According to research carried out by BillyOh.com, gardeners spend fifty years on the upkeep of their garden over the course of their lifetime. That includes a staggering 45 hours spent watering. But how do we ensure that our garden is a place where the whole family will be happy to while away their time? I recently wrote about getting teenagers to enjoy the garden. What about the rest of us? With my recent troubles with walking, I’ve been thinking about making access and use easier for everyone.
Easy garden access
When it’s easy to step out into our garden, we find it gets a lot more use. Through winter we end up leaving all kinds of stuff lying in the way of the door to the garden. All that has to go in the Spring. From family barbecues to days spent planting together, there are lots of precious moments to be shared outside.
In recent years, bi-fold doors have become a really popular. It’s a way to open up a kitchen or living space giving direct garden access. You get to admire the view when the curtains are drawn and it’s easy to keep an eye on kids as they play. External bifolding doors like these from Vufold that open right out can give those with restricted mobility plenty of space to move through. A ramp or deck at door level will make trips and falls less likely, especially if there’s a hand rail to the side.
Raised beds are popular with grow-your-own types who know they give great drainage for vegetable harvesting. However, they’re also a fantastic way to add interest at different heights. That makes it easier for those of us who struggle to crouch or kneel to get up close to flowers and shrubs. The good news is, you can buy ready-made raised boxes that can be easily slotted into your garden. Or, build your own to your exact requirements using treated wood or metal sheets and slabs. Wood tends to be a friendlier choice in gardens where kids are roaming but with the help of outdoor paints and stain, it’s easy to decorate either option to fit with your garden’s overall style.
You could design your multi-level garden so that you have beds at differing heights or work out just the right height for everyone to be able to appreciate the plants that lie within. Don’t forget, you’ll want any shrubs and flowers to be within easy reach of the outside of the bed so that you don’t have to step into them when maintaining the beds.

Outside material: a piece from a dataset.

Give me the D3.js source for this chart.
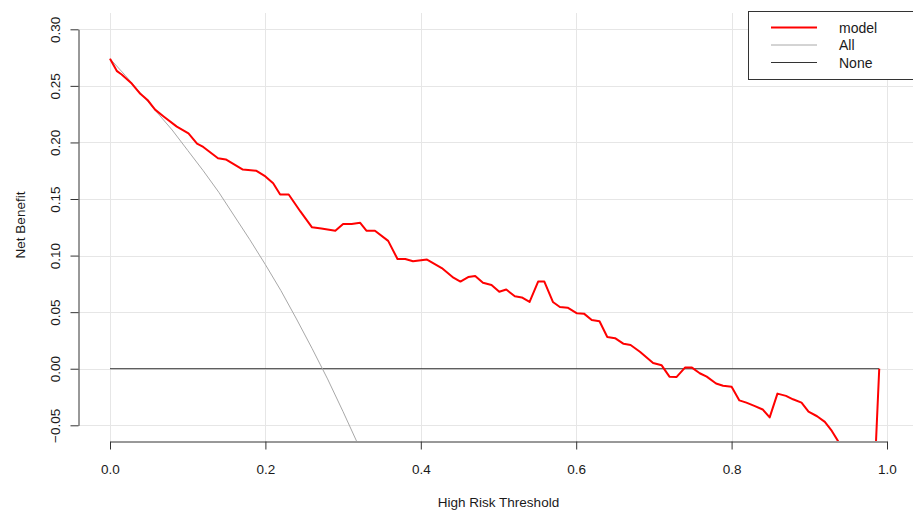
<!DOCTYPE html>
<html>
<head>
<meta charset="utf-8">
<script src="https://cdn.jsdelivr.net/npm/d3@7"></script>
<style>
  body { margin: 0; background: #fff; }
  text { font-family: "Liberation Sans", Arial, sans-serif; fill: #1a1a1a; }
</style>
</head>
<body>
<svg id="dca"></svg>
<script>
// data
var modelX = [0, 0.009, 0.015, 0.028, 0.039, 0.049, 0.058, 0.069, 0.086, 0.101,
  0.112, 0.12, 0.139, 0.149, 0.171, 0.188, 0.2, 0.21, 0.219, 0.23,
  0.245, 0.26, 0.272, 0.29, 0.3, 0.311, 0.322, 0.33, 0.341, 0.358,
  0.37, 0.38, 0.39, 0.408, 0.427, 0.442, 0.451, 0.461, 0.47, 0.48,
  0.491, 0.501, 0.51, 0.521, 0.53, 0.54, 0.551, 0.559, 0.57, 0.579,
  0.589, 0.601, 0.61, 0.62, 0.63, 0.64, 0.65, 0.661, 0.67, 0.682,
  0.699, 0.71, 0.72, 0.729, 0.74, 0.749, 0.759, 0.768, 0.78, 0.789,
  0.8, 0.81, 0.819, 0.83, 0.84, 0.849, 0.859, 0.87, 0.879, 0.89,
  0.899, 0.91, 0.92, 0.929, 0.937, 0.95, 0.97, 0.98, 0.99];
var modelY = [0.274, 0.263, 0.26, 0.252, 0.243, 0.237, 0.229, 0.223, 0.214, 0.208,
  0.199, 0.196, 0.186, 0.185, 0.176, 0.175, 0.17, 0.164, 0.154, 0.154,
  0.139, 0.125, 0.124, 0.122, 0.128, 0.128, 0.129, 0.122, 0.122, 0.113,
  0.097, 0.097, 0.095, 0.0965, 0.089, 0.0805, 0.077, 0.081, 0.082, 0.076,
  0.074, 0.068, 0.070, 0.064, 0.063, 0.059, 0.077, 0.077, 0.059, 0.0545,
  0.054, 0.049, 0.0487, 0.043, 0.042, 0.028, 0.027, 0.022, 0.021, 0.015,
  0.005, 0.003, -0.007, -0.0074, 0.001, 0.001, -0.004, -0.007, -0.013, -0.015,
  -0.016, -0.028, -0.030, -0.033, -0.036, -0.043, -0.022, -0.024, -0.027, -0.030,
  -0.038, -0.042, -0.047, -0.055, -0.064, -0.085, -0.12, -0.155, 0];

var allX = [0, 0.02, 0.04, 0.06, 0.08, 0.1, 0.12, 0.14, 0.16, 0.18,
  0.2, 0.22, 0.24, 0.26, 0.28, 0.3, 0.32, 0.34];
var allY = [0.274, 0.259, 0.243, 0.227, 0.211, 0.193, 0.175, 0.156, 0.135, 0.114,
  0.092, 0.069, 0.044, 0.018, -0.009, -0.038, -0.068, -0.100];

var noneX = [0, 0.99];
var noneY = [0, 0];

var xTicks = [0, 0.2, 0.4, 0.6, 0.8, 1.0];
var yTicks = [-0.05, 0, 0.05, 0.10, 0.15, 0.20, 0.25, 0.30];

var legendNames = ["model", "All", "None"];
var legendColors = ["#ff0000", "#a8a8a8", "#333333"];
var legendWidths = [2, 1, 1];

// page and plot region
var width = 913, height = 511;
var plot = {left: 78, right: 918, top: 13, bottom: 441};

var svg = d3.select("#dca")
    .attr("width", width)
    .attr("height", height);

var x = d3.scaleLinear().domain([0, 1]).range([110, 887]);
var y = d3.scaleLinear().domain([-0.05, 0.30]).range([425.3, 29.3]);

svg.append("defs").append("clipPath")
    .attr("id", "plotclip")
  .append("rect")
    .attr("x", plot.left)
    .attr("y", plot.top)
    .attr("width", plot.right - plot.left)
    .attr("height", plot.bottom - plot.top);

// grid
var grid = svg.append("g").attr("stroke", "#e6e6e6").attr("stroke-width", 1);
grid.selectAll(".vgrid")
    .data(xTicks)
  .enter().append("line")
    .attr("x1", function(d) { return Math.round(x(d)) + 0.5; })
    .attr("x2", function(d) { return Math.round(x(d)) + 0.5; })
    .attr("y1", plot.top)
    .attr("y2", plot.bottom);
grid.selectAll(".hgrid")
    .data(yTicks)
  .enter().append("line")
    .attr("y1", function(d) { return Math.round(y(d)) + 0.5; })
    .attr("y2", function(d) { return Math.round(y(d)) + 0.5; })
    .attr("x1", plot.left)
    .attr("x2", plot.right);

// curves
var line = d3.line()
    .x(function(d) { return x(d[0]); })
    .y(function(d) { return y(d[1]); });

var curves = svg.append("g").attr("clip-path", "url(#plotclip)");

curves.append("path")
    .datum(d3.zip(noneX, noneY))
    .attr("fill", "none")
    .attr("stroke", legendColors[2])
    .attr("stroke-width", 1)
    .attr("d", line);

curves.append("path")
    .datum(d3.zip(allX, allY))
    .attr("fill", "none")
    .attr("stroke", legendColors[1])
    .attr("stroke-width", 1)
    .attr("d", line);

curves.append("path")
    .datum(d3.zip(modelX, modelY))
    .attr("fill", "none")
    .attr("stroke", legendColors[0])
    .attr("stroke-width", 2)
    .attr("stroke-linejoin", "round")
    .attr("d", line);

// x axis
var xAxis = svg.append("g")
    .attr("transform", "translate(0," + (plot.bottom + 0.5) + ")")
    .call(d3.axisBottom(x).tickValues(xTicks).tickSizeInner(8).tickSizeOuter(0)
      .tickFormat(d3.format(".1f")));
xAxis.select(".domain").attr("stroke", "#333");
xAxis.selectAll(".tick line").attr("stroke", "#333");
xAxis.selectAll(".tick text")
    .attr("dy", 0).attr("y", 32)
    .style("font-size", "13.5px")
    .style("font-family", "'Liberation Sans', Arial, sans-serif")
    .attr("fill", "#1a1a1a");

// y axis
var yAxis = svg.append("g")
    .attr("transform", "translate(" + (plot.left + 0.5) + ",0)")
    .call(d3.axisLeft(y).tickValues(yTicks).tickSizeInner(8).tickSizeOuter(0)
      .tickFormat(d3.format(".2f")));
yAxis.select(".domain").attr("stroke", "#333");
yAxis.selectAll(".tick line").attr("stroke", "#333");
yAxis.selectAll(".tick text")
    .attr("x", 0).attr("dy", 0)
    .attr("text-anchor", "middle")
    .attr("transform", "translate(-19,0) rotate(-90)")
    .style("font-size", "13.5px")
    .style("font-family", "'Liberation Sans', Arial, sans-serif")
    .attr("fill", "#1a1a1a");

// axis titles
svg.append("text")
    .attr("x", (x(0) + x(1)) / 2)
    .attr("y", 507)
    .attr("text-anchor", "middle")
    .style("font-size", "13.5px")
    .text("High Risk Threshold");

svg.append("text")
    .attr("transform", "translate(25," + 225 + ") rotate(-90)")
    .attr("text-anchor", "middle")
    .style("font-size", "13.5px")
    .text("Net Benefit");

// legend
var legend = svg.append("g");
legend.append("rect")
    .attr("x", 748.5)
    .attr("y", 11.5)
    .attr("width", 200)
    .attr("height", 68)
    .attr("fill", "#fff")
    .attr("stroke", "#333");

var items = legend.selectAll(".item")
    .data(legendNames)
  .enter().append("g")
    .attr("transform", function(d, i) { return "translate(0," + (27.5 + i * 17.5) + ")"; });
items.append("line")
    .attr("x1", 771).attr("x2", 817)
    .attr("stroke", function(d, i) { return legendColors[i]; })
    .attr("stroke-width", function(d, i) { return legendWidths[i]; });
items.append("text")
    .attr("x", 839)
    .attr("y", 5)
    .style("font-size", "14px")
    .text(function(d) { return d; });
</script>
</body>
</html>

A pathway provides a guide around your garden that can take visitors from feature to feature. If they’re not accessible for all, it means missing out on some of what’s on offer. If we were going to accommodate older relatives who are visiting with walking frames or wheelchairs then we shall want to make paths a little wider. The surfaces need to be easy to navigate too. I love the look of pebble pathways but they will be problematic for people with mobility issues. They’re not too friendly for bare feet either. A lawn or paved pathway is the logical alternative, though we might have to do more weeding.
If these ideas grab you and you decide to add some raised beds to your garden, your pathways will need to be close enough to the beds for them to be appreciated. If you’d like all visitors to be able to tend to the beds, you may need them to circle the beds too. For those who are unlikely to stray far from the path, lining routes with flowers will mean they always have something to appreciate, just make sure you leave plenty of room for manoeuvre.
If you have space for a swing or a slide for the kids, that’s great, but I’ve learned you don’t need expensive apparatus to get them outdoors. Research from the Royal Horticultural Society suggests that children who do gardening gain confidence. They’re more likely to be interested in eating healthily too. Gardening boxes can be a great introduction to growing plants and vegetables for younger ones. In fact family members of all ages can work together on them. Just some toys and a pop up play tent will appeal, and don’t cost much. Once worn out with running around, it’s great to have a space where we can all gather together. It’s nice to just sit and appreciate the garden.
Are you planning some gardening updates when the warmer weather comes round? If you’re a keen gardener what are your tips for designing a garden with the widest appeal?